There’s a lot of talk happening right now, in Twitter and elsewhere, about whether coding—programming computers—is a skill that should be learned by most people as a basic tool to make their lives easier, or whether it can happily remain a skill restricted to those of us who do it for a living.
Daniel Jalkut, creator of MarsEdit, suggests that current levels of programming literacy can be compared to a period in the past where literacy itself was rare. He extrapolates from there, and concludes that the ability to program could become a similarly fundamental skill.
Literacy isn’t about becoming a Hemingway or a Chabon. It’s about learning the basic tools to get a job done. I think programming — coding — is much the same. You don’t have to be the world’s best programmer to develop a means of expressing yourself, of solving a problem, of making something happen.
There’s no question that a lot of people would benefit from knowing how to code. If you’ve ever done anything repetitive at a computer you would have been better off knowing how to get it done automatically. Every programmer I know has tales of seeing people slog through monotonous tasks that could have been accomplished by a computer in a matter of moments. Think of things like renaming files one-by-one, or copying snippets of data from one file to another file in a different format.
If that sounds familiar then you’re probably doing work that a computer could do much faster and more accurately than you can. If only you knew the right way to instruct the computer to do it for you.
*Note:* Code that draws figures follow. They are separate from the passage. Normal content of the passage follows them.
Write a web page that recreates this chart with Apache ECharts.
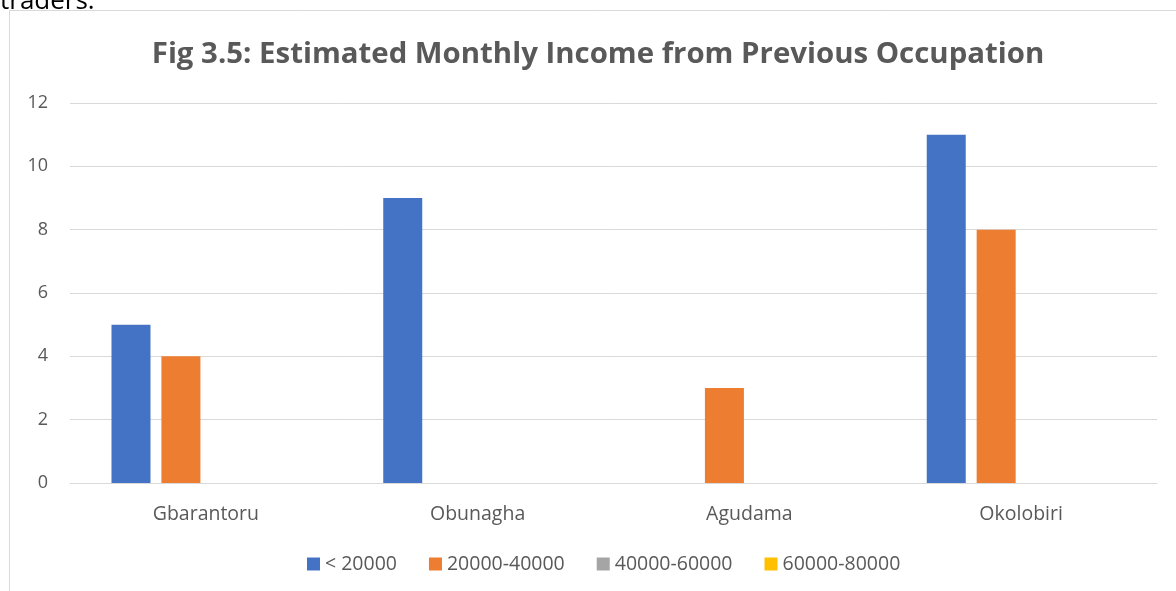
<!DOCTYPE html>
<html><head><meta charset="utf-8">
<script src="https://cdn.jsdelivr.net/npm/echarts@6/dist/echarts.min.js"></script>
<style>html,body{margin:0;padding:0;background:#fff}#c{width:1176px;height:591px}</style>
</head><body><div id="c"></div>
<script>
const categories = ['Gbarantoru', 'Obunagha', 'Agudama', 'Okolobiri'];
const seriesNames = ['< 20000', '20000-40000', '40000-60000', '60000-80000'];
const lt20000 = [5, 9, 0, 11];
const s20to40 = [4, 0, 3, 8];
const s40to60 = [0, 0, 0, 0];
const s60to80 = [0, 0, 0, 0];
const colors = ['#4472C4', '#ED7D31', '#A5A5A5', '#FFC000'];
const values = [lt20000, s20to40, s40to60, s60to80];
const font = '"Open Sans", sans-serif';

const chart = echarts.init(document.getElementById('c'), null, {renderer: 'canvas'});
chart.setOption({
  animation: false,
  backgroundColor: '#fff',
  title: {
    text: 'Fig 3.5: Estimated Monthly Income from Previous Occupation',
    left: 593, top: 35, textAlign: 'center',
    textStyle: {fontFamily: font, fontSize: 29.4, fontWeight: 'bold', color: '#595959'}
  },
  graphic: [
    {type: 'rect', shape: {x: 9.5, y: 10.5, width: 1200, height: 700}, style: {fill: 'none', stroke: '#d9d9d9', lineWidth: 1}, silent: true},
    {type: 'text', left: 0, top: -11, style: {text: 'traders.', font: '26px ' + font, fill: '#000'}}
  ],
  legend: {
    data: seriesNames,
    top: 549, left: 302,
    icon: 'rect', itemWidth: 13, itemHeight: 13, itemGap: 32,
    textStyle: {fontFamily: font, fontSize: 19.5, color: '#595959'}
  },
  grid: {left: 70, right: 19, top: 103, bottom: 108, containLabel: false},
  xAxis: {
    type: 'category', data: categories,
    axisLine: {lineStyle: {color: '#d9d9d9'}},
    axisTick: {show: false},
    axisLabel: {fontFamily: font, fontSize: 19.5, color: '#595959', margin: 21}
  },
  yAxis: {
    type: 'value', min: 0, max: 12, interval: 2,
    axisLine: {show: false}, axisTick: {show: false},
    splitLine: {lineStyle: {color: '#d9d9d9'}},
    axisLabel: {fontFamily: font, fontSize: 18, color: '#595959', margin: 22}
  },
  series: seriesNames.map((n, i) => ({
    name: n, type: 'bar', data: values[i],
    itemStyle: {color: colors[i]},
    barWidth: 39, barGap: '28%'
  }))
});
</script></body></html>
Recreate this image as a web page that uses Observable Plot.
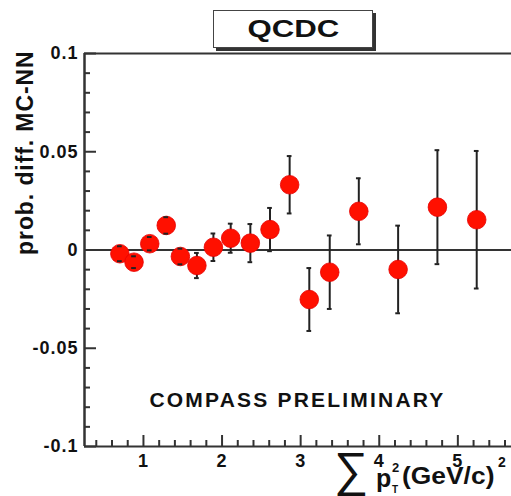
<!DOCTYPE html>
<html>
<head>
<meta charset="utf-8">
<script src="https://cdn.jsdelivr.net/npm/d3@7"></script>
<script src="https://cdn.jsdelivr.net/npm/@observablehq/plot@0.6"></script>
<style>
  html, body { margin: 0; padding: 0; background: #fff; overflow: hidden; }
  #wrap { position: relative; width: 511px; height: 496px; overflow: hidden; font-family: "Liberation Sans", Arial, sans-serif; color: #111; }
  #wrap svg { position: absolute; left: 0; top: 0; max-width: none; }
  #title { position: absolute; left: 213px; top: 10px; width: 158px; height: 36px; border: 1.5px solid #444; background: #fff;
           box-shadow: 3px 3px 0 #333; display: flex; align-items: center; justify-content: center; }
  #title span { display: inline-block; font-weight: bold; font-size: 24px; transform: scaleX(1.3); }
  .xl { position: absolute; font-weight: bold; line-height: 1; white-space: nowrap; }
</style>
</head>
<body>
<div id="wrap"></div>
<script>
// Data
const xVals = [0.70, 0.88, 1.08, 1.29, 1.47, 1.68, 1.89, 2.11, 2.36, 2.61, 2.86, 3.11, 3.37, 3.74, 4.24, 4.74, 5.24];
const yVals = [-0.0019, -0.0062, 0.0032, 0.0125, -0.0033, -0.0079, 0.0014, 0.0060, 0.0035, 0.0104, 0.0332, -0.0252, -0.0113, 0.0197, -0.0099, 0.0218, 0.0154];
const yErr  = [0.0038, 0.0030, 0.0034, 0.0042, 0.0040, 0.0064, 0.0070, 0.0074, 0.0097, 0.0110, 0.0146, 0.0160, 0.0187, 0.0168, 0.0223, 0.0290, 0.0350];

const xMajorTicks = [1, 2, 3, 4, 5];
const xMinorTicks = [0.4, 0.6, 0.8, 1.2, 1.4, 1.6, 1.8, 2.2, 2.4, 2.6, 2.8, 3.2, 3.4, 3.6, 3.8, 4.2, 4.4, 4.6, 4.8, 5.2, 5.4, 5.6];
const yMajorTicks = [-0.1, -0.05, 0, 0.05, 0.1];
const yTickLabels = ["-0.1", "-0.05", "0", "0.05", "0.1"];
const yMinorTicks = [-0.09, -0.08, -0.07, -0.06, -0.04, -0.03, -0.02, -0.01, 0.01, 0.02, 0.03, 0.04, 0.06, 0.07, 0.08, 0.09];

const titleText = "QCDC";
const yLabel = "prob. diff. MC-NN";
const watermark = "COMPASS PRELIMINARY";

const data = xVals.map((x, i) => ({x, y: yVals[i], e: yErr[i]}));
const capHalf = 0.03;
const axisColor = "#333";
// the frame continues past the right edge of the 511px picture, as in the reference
const W = 560, H = 496, mL = 84, mR = 0, mT = 53, mB = 50;
const frameW = W - mL - mR, frameH = H - mT - mB;
const xMax = 0.25 + frameW / 78.6;

const chart = Plot.plot({
  width: W, height: H,
  marginLeft: mL, marginRight: mR, marginTop: mT, marginBottom: mB,
  style: {fontFamily: "'Liberation Sans', Arial, sans-serif", fontWeight: "bold", fontSize: "18px", color: "#111", background: "transparent", overflow: "visible", maxWidth: "none"},
  x: {domain: [0.25, xMax]},
  y: {domain: [-0.1, 0.1]},
  marks: [
    Plot.ruleY([0.1], {stroke: axisColor, strokeWidth: 2}),
    Plot.ruleY([-0.1], {stroke: axisColor, strokeWidth: 2}),
    Plot.ruleX([0.25], {stroke: axisColor, strokeWidth: 2.5}),
    Plot.tickX(xMajorTicks, {x: d => d, insetTop: frameH - 11, stroke: axisColor, strokeWidth: 2}),
    Plot.tickX(xMinorTicks, {x: d => d, insetTop: frameH - 6, stroke: axisColor, strokeWidth: 2}),
    Plot.tickY(yMajorTicks, {y: d => d, insetRight: frameW - 12, stroke: axisColor, strokeWidth: 2}),
    Plot.tickY(yMinorTicks, {y: d => d, insetRight: frameW - 6, stroke: axisColor, strokeWidth: 2}),
    Plot.axisX({ticks: xMajorTicks, tickSize: 0, tickPadding: 8, label: null, tickFormat: d => String(d)}),
    Plot.axisY({ticks: yMajorTicks, tickSize: 0, tickPadding: 6, label: null,
                tickFormat: d => yTickLabels[yMajorTicks.indexOf(d)]}),
    Plot.ruleY([0], {stroke: axisColor, strokeWidth: 2}),
    Plot.ruleX(data, {x: "x", y1: d => d.y - d.e, y2: d => d.y + d.e, stroke: "#222", strokeWidth: 2}),
    Plot.dot(data, {x: "x", y: "y", r: 9.3, fill: "#ff1000", stroke: "#e60000", strokeWidth: 0.8}),
    Plot.ruleY(data, {y: d => d.y + d.e, x1: d => d.x - capHalf, x2: d => d.x + capHalf, stroke: "#222", strokeWidth: 2}),
    Plot.ruleY(data, {y: d => d.y - d.e, x1: d => d.x - capHalf, x2: d => d.x + capHalf, stroke: "#222", strokeWidth: 2}),
    Plot.text([yLabel], {frameAnchor: "top-left", rotate: -90, textAnchor: "end", lineAnchor: "middle",
                         dx: -59, dy: -3, fontSize: 23, fontWeight: "bold", fill: "#111"}),
    Plot.text([watermark], {x: () => 2.96, frameAnchor: "bottom", lineAnchor: "middle", dy: -46, fontSize: 21, fontWeight: "bold", fill: "#111"})
  ]
});

const wrap = document.getElementById("wrap");
wrap.appendChild(chart);

chart.querySelectorAll("text").forEach(t => {
  const s = t.textContent;
  if (s === watermark) t.style.letterSpacing = "2.2px";
  else if (s === yLabel) t.style.letterSpacing = "0.9px";
  else t.style.letterSpacing = "1px";
});

const title = document.createElement("div");
title.id = "title";
title.innerHTML = `<span>${titleText}</span>`;
wrap.appendChild(title);

// X axis label: ∑ p_T^2 (GeV/c)^2
const parts = [
  {t: "∑", left: 334, top: 446, size: 48, weight: "normal"},
  {t: "p", left: 376, top: 466, size: 25},
  {t: "2", left: 392, top: 461, size: 13},
  {t: "T", left: 392, top: 485, size: 10},
  {t: "(GeV/c)", left: 402, top: 464, size: 24},
  {t: "2", left: 498, top: 455, size: 14}
];
parts.forEach(p => {
  const s = document.createElement("span");
  s.className = "xl";
  s.textContent = p.t;
  s.style.left = p.left + "px";
  s.style.top = p.top + "px";
  s.style.fontSize = p.size + "px";
  if (p.weight) s.style.fontWeight = p.weight;
  if (p.t === "(GeV/c)") { s.style.transform = "scaleX(1.1)"; s.style.transformOrigin = "left"; }
  wrap.appendChild(s);
});
</script>
</body>
</html>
There’s another side to this coin though. Sure, knowing how to code might have helped you out once in a while. But similarly there have been times in my life that things would have gone smoother for me if I’d known the Spanish for, “No, I’m not in the market for a donkey right now.” And yet I’ve never learned Spanish. It’s a matter of choosing to learn the skills that will be useful often, versus those that will be useful only occasionally. (I’m ignoring here the motivating factor that coding can be a lot of fun.)
My justification for not learning Spanish is that I’ve spent only a matter of weeks in Spanish-speaking countries in my life. Can you say the same about the amount of time you’ve spent in front of a computer? Most of us now spend our entire work days, and in many cases also a lot of our free time, interacting with a computer in one way or another.
Maybe learning the computer’s language will turn out to be worth your while if you’re in that situation, even if we never reach the point where young kids learn the “3 Rs and 1 P” in primary school.
Not to mention that we sometimes code things up because we’re too lazy to go out and find where they already exist ;-).
If the future doesn’t bring computers that can understand my instructions communicated in ‘literary English’ then frankly you geeks aren’t doing your jobs…
Funny you should say that, sj. Way back when I began, in 1981, an electrical engineer walked up to me and said just that. Claimed that he had more job security.
Now it may happen that natural speech recognition finally comes … buy my outsider (programmer but not AI perspective) is that current efforts (iPhone) are more mining patterns than “understanding.”
Who knows though ;-), it could happen, this time!
Hey someone has to build and maintain those robots…
Anyway my wife’s response to reading this post was ‘No, everyone just needs a decent IT department’.
As Rory says, it’s about the most constructive use of time – we have a couple of IT people who write scripts when we need to do repetitive tasks. Asking them to do it means I can get on with other work.
I suppose the point is that computer programs are designed to be used by people who don’t know how to code – I’m not an Office expert, but I can use the functions in Excel when I need to. I can’t see a future where that won’t be enough – surely it’s the case that, as interface design progresses, less specialist knowledge is needed, rather than more?
One more thought – without knowing any computer code at all, my understanding is that knowing how to ‘code’ is a 2-step process – the first step is understanding the logic of the instructions you want to give. The second step is actually knowing the code.
as a Philosophy graduate (stop laughing), I’ve actually taken a course in propositional logic. From conversations with nerds, it’s clear that the leap to computer code is considerably smaller if you understand how logic (and therefore logic gates) work.
So I reckon the proposal should be that everyone should learn logic. Only then can those with a satisfactory understanding of basic reasoning be allowed to progress to coding.
Philosophy and logic are a good part of it, but so also is seeing a raft of users interacting, some more logically than others.
Often a non-programmer can lay out a logical flow for what he wants to achieve (first hurdle) but won’t see (nay, expresses frustration for) corner cases that stress the problem space.
At some point you need to pick up a feel for “many things happening at once.”